8 Income Stream Ideas For Your Creative Business
Adding income streams to your business not only adds more variety to your work but you also opens your business up to a wider audience - making your business more profitable and sustainable - yay.
But, without an infinite amount of time on your hands, where to start? At the moment I’m seeing more and more inventive ways that creatives are diversifying in their businesses.
Here are 8 income streams you can add to your creative business
Teaching your craft
Some makers are nervous of doing this because they feel it might reduce sales of their physical products. However the people who buy your products are likely to be less interested in learning how to make them. While the audience you’ll be tapping into, who want to learn about your craft, will be a new audience for your business. If you want some tips on starting to teach your business check out my podcast with Emma from Emma May Stitching on Teaching Your Craft.
Is there an ebook that you’d love to create that fits in with your business? Even if you usually sell physical products, creating an ebook that would be useful or entertaining for your audience is a great way of adding an extra income stream to your business.
If you make home decor you could make a short ebook on ‘a guide to styling your living room’ or you could educate your audience about something your business has strong values around, if you strive to reduce plastic in your packaging and making process you could write an ebook helping people to reduce the plastics they use in their daily lives.
Think about your audience, what struggles, wants and needs do they have that you could answer with a virtual product?
It’s not for everyone but taking on commissions can be good way of driving a welcome cash injection every so often. Make a note on your website and product pages that you’re happy to discuss commissions and add a mention of it on your about page as well (usually the most visited page of your website).
Don’t forget, if you go down this route, that commissions are usually time consuming and require good communication with your client. You will need to be clear on exactly what they’re looking for and you’ll also need to communicate your boundaries with them, such as how many rounds of amends you’re willing to do within the price, how long it will take you, how you want to recieve feedback and your pricing.
Make sure you charge accordingly for the time commissions take and get paid up front for your work.
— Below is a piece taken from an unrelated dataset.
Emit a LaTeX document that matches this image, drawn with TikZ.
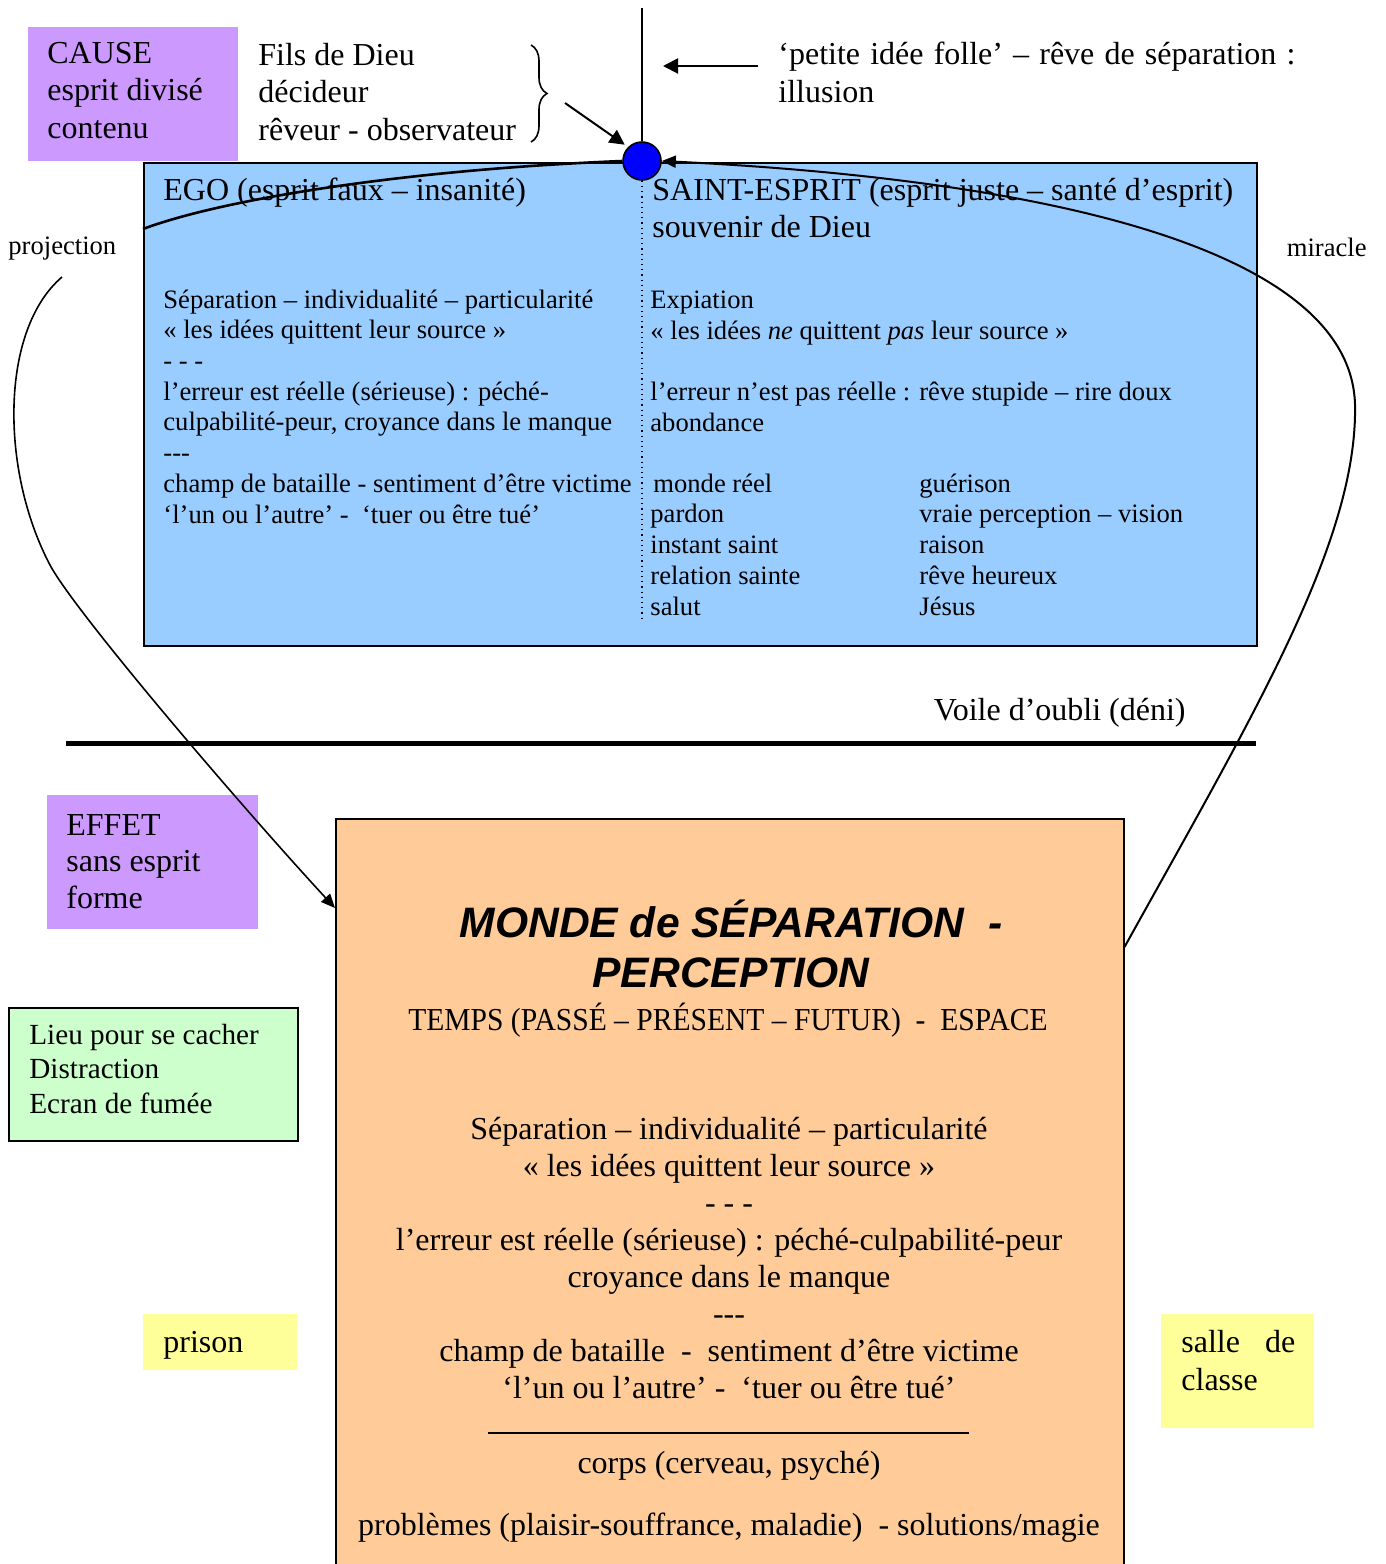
\documentclass[tikz,border=0pt]{standalone}
\usepackage{graphicx}
\usepackage{fontspec}
\setmainfont{Liberation Serif}
\newfontfamily\arialfont{Liberation Sans}
\usetikzlibrary{arrows.meta,decorations.pathreplacing}
\definecolor{mauve}{HTML}{CC99FF}
\definecolor{ciel}{HTML}{99CCFF}
\definecolor{peche}{HTML}{FFCC99}
\definecolor{menthe}{HTML}{CCFFCC}
\definecolor{jaune}{HTML}{FFFF99}
\tikzstyle{boxStyle}=[shape = rectangle, anchor = north west, inner sep = 0pt]
\tikzstyle{framedBox}=[boxStyle, draw, line width = 0.75pt]
\tikzstyle{bigText}=[anchor = base west, inner sep = 0pt, align = left, font = \fontsize{16}{18.75}\selectfont]
\tikzstyle{smallText}=[anchor = base west, inner sep = 0pt, align = left, font = \fontsize{13.3}{15.35}\selectfont]
\tikzstyle{midText}=[anchor = base, inner sep = 0pt, align = center, font = \fontsize{16}{18.45}\selectfont]
\tikzstyle{curveStyle}=[line width = 0.8pt, -{Triangle[length = 7pt, width = 6pt]}]

\begin{document}
\begin{tikzpicture}[x = 0.5pt, y = -0.5pt]
\tikzstyle{arrowStyle}=[line width = 1pt, -{Triangle[length = 7.5pt, width = 7.5pt]}]
\useasboundingbox (0,0) rectangle (1386,1564);
% boxes
\node[boxStyle, fill = mauve, minimum width = 105pt, minimum height = 67pt] (cause) at (28,27) {};
\node[framedBox, fill = ciel, minimum width = 556.5pt, minimum height = 241.5pt] (ego) at (143,162) {};
\node[boxStyle, fill = mauve, minimum width = 105.5pt, minimum height = 67pt] (effet) at (47,795) {};
\node[framedBox, fill = peche, minimum width = 394pt, minimum height = 380pt] (monde) at (335,818) {};
\node[framedBox, fill = menthe, minimum width = 144.5pt, minimum height = 66.5pt] (cacher) at (8,1007) {};
\node[boxStyle, fill = jaune, minimum width = 77pt, minimum height = 28pt] (prison) at (143,1314) {};
\node[boxStyle, fill = jaune, minimum width = 76.5pt, minimum height = 57pt] (salle) at (1161,1314) {};
% top texts (base = last line)
\node[bigText] (causeText) at (47,138) {CAUSE\\esprit divisé\\contenu};
\node[bigText] (filsText) at (258,140) {Fils de Dieu\\décideur\\rêveur - observateur};
\node[bigText] (folleText) at (778,102) {\makebox[258.5pt][s]{‘petite idée folle’ – rêve de séparation :}\\illusion};
% blue box
\node[bigText] (egoTitle) at (163,200) {EGO (esprit faux – insanité)};
\node[bigText, font = \fontsize{16}{18.5}\selectfont] (saintTitle) at (652,237) {SAINT-ESPRIT (esprit juste – santé d’esprit)\\souvenir de Dieu};
\node[smallText] (egoList) at (163,523) {Séparation – individualité – particularité\\« les idées quittent leur source »\\- - -\\l’erreur est réelle (sérieuse) : péché-\\culpabilité-peur, croyance dans le manque\\-{}-{}-\\champ de bataille - sentiment d’être victime\\‘l’un ou l’autre’ -\ \ ‘tuer ou être tué’};
\node[smallText] (saintList) at (650,339) {Expiation\\« les idées \emph{ne} quittent \emph{pas} leur source »};
\node[smallText] (saintErreur) at (650,431) {l’erreur n’est pas réelle : rêve stupide – rire doux\\abondance};
\node[smallText] (saintColA) at (650,615) {\hspace*{1.5pt}monde réel\\pardon\\instant saint\\relation sainte\\salut};
\node[smallText] (saintColB) at (919,615) {guérison\\vraie perception – vision\\raison\\rêve heureux\\Jésus};
\node[smallText] (projLabel) at (8,254) {projection};
\node[smallText, anchor = base east] (miracleLabel) at (1367,256) {miracle};
% veil
\node[bigText, anchor = base east] (voile) at (1186,720) {Voile d’oubli (déni)};
\draw[line width = 2.5pt] (66,743) -- (1256,743);
% lower texts
\node[bigText, font = \fontsize{16}{18.25}\selectfont] (effetText) at (66,908) {EFFET\\sans esprit\\forme};
\node[anchor = base, inner sep = 0pt, align = center, font = \arialfont\bfseries\itshape\fontsize{21.3}{25}\selectfont] (mondeTitle) at (731,987) {MONDE de SÉPARATION\ \ -\\PERCEPTION};
\node[midText] (temps) at (728,1030) {\scalebox{0.924}[1]{TEMPS (PASSÉ – PRÉSENT – FUTUR)\ \ -\ \ ESPACE}};
\node[midText] (mondeList) at (729,1398) {Séparation – individualité – particularité\\« les idées quittent leur source »\\- - -\\l’erreur est réelle (sérieuse) : péché-culpabilité-peur\\croyance dans le manque\\-{}-{}-\\champ de bataille\ \ -\ \ sentiment d’être victime\\‘l’un ou l’autre’ -\ \ ‘tuer ou être tué’};
\draw[line width = 1pt] (488,1433) -- (969,1433);
\node[midText] (corps) at (729,1473) {corps (cerveau, psyché)};
\node[midText] (problemes) at (729,1535) {problèmes (plaisir-souffrance, maladie)\ \ - solutions/magie};
\node[anchor = base west, inner sep = 0pt, align = left, font = \fontsize{14.6}{17.25}\selectfont] (cacherText) at (29,1113) {Lieu pour se cacher\\Distraction\\Ecran de fumée};
\node[bigText] (prisonText) at (163,1352) {prison};
\node[bigText, font = \fontsize{16}{19}\selectfont] (salleText) at (1181,1390) {\makebox[57pt][s]{salle de}\\classe};
% dot and connectors
\node[circle, draw, fill = blue, line width = 0.8pt, minimum size = 19pt, inner sep = 0pt] (dot) at (642,161) {};
\coordinate (top) at (642,8);
\coordinate (split) at (642,620);
\coordinate (folleTail) at (758,66);
\coordinate (folleTip) at (663,66);
\coordinate (braceTail) at (565,103);
\coordinate (projStart) at (62,277);
\draw[line width = 0.7pt] (top) -- (dot.north);
\draw[dotted, line width = 0.6pt] (dot.south) -- (split);
\draw[arrowStyle] (folleTail) -- (folleTip);
\draw[arrowStyle, shorten > = 2pt] (braceTail) -- (dot.135);
\draw[decorate, decoration = {brace, amplitude = 8pt}, line width = 0.8pt] (531,45) -- (531,142);
\draw[line width = 1.3pt] ([yshift = -33.5pt]ego.north west) .. controls (220,200) and (400,170) .. (dot.west);
\draw[curveStyle] (projStart) .. controls (0,330) and (0,470) .. (50,565) .. controls (75,612) and (240,805) .. ([yshift = -45pt]monde.north west);
\draw[curveStyle, line width = 1pt] ([yshift = -64.5pt]monde.north east) .. controls (1255,712) and (1358,540) .. (1355,404) .. controls (1350,250) and (1050,180) .. (dot.east);
\end{tikzpicture}
\end{document}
When it’s done right, taking on commissions can add a nice bonus to your income.
Do some consulting or mentoring
If you’re been running your business for a few years, your experience and knowledge could be invaluable to another maker. You could put the feelers out via social media and see if there are any up and coming business owners who would really appreciate some mentoring. Set yourself some boundaries (how much you’ll charge and how much time you’re willing to give up) and put the offer out there.
You could meet in person for a morning or do a series of Skype calls – the format is completely up to you. Mentoring is such a valuable and fulfilling way to share your knowledge, so why not give it a go?
Even if you’re a surface pattern designer or graphic designer who usually makes money through licensing or commissions, have a think about what you could offer as physical products.
Adding physical products to your product offering would mean that you’d need to ship products, photograph them, write descriptions and get them made up in the first place (either by yourself or manufactured) but if you like the idea of offering a small line of products this could be a great place to start. You could sell them through your own website and even apply to Not On The High Street or Trouva for some additional exposure. For more on this check out my podcast episode with surface pattern designer, Victoria Jowett on Getting your Digital Prints onto Products.
Selling DIY kits
Selling craft kits has been a really successful move for lots of handmade sellers. You’ll need to write some clear instructions and get the kit tested by a couple of willing guinea pigs, create some pretty packaging and you’ll be good to go.
You’ll have to make up the kits so some cutting out and measuring might be required but not the actual making, meaning these products will be relatively quick to make up, especially if you do a batch of 10 kits in one go. This is a great way of expanding your product ecosystem and opening up your product line to an audience who love your products but are looking for something at a lower price point.
Selling off cuts
I’ve seen both Lauren Aston and The Sewing Alchemist do this really well, you might think no one will have any use for them but they can actually be a bestseller and add a nice bit of extra cash to your balance sheet. Or if you're looking for ways to make your business more meaningful, you could donate these profits to a charity.
Sell your patterns
If you’re a knitter or a sewer you could make up simple patterns to sell on their own. You don’t need to include the fabric, wool or materials like you would with a kit meaning that you can sell this product at a lower price point which might appeal to yet another new audience for your business. With this you also have the option to sell your patterns digitally or as printed patterns.
[OVER TO YOU]
- Using the suggestions in this post, note down some new income stream ideas
- Shortlist - There’s definitely a balance to the number of income streams you can have running in your business in relation to your time, but if you can add some variety to your business in terms of what you sell, you’re only going to make your business more sustainable by appealing to a larger audience
- Make a launch plan! Just introduce one new income stream idea at a time and enjoy experimenting.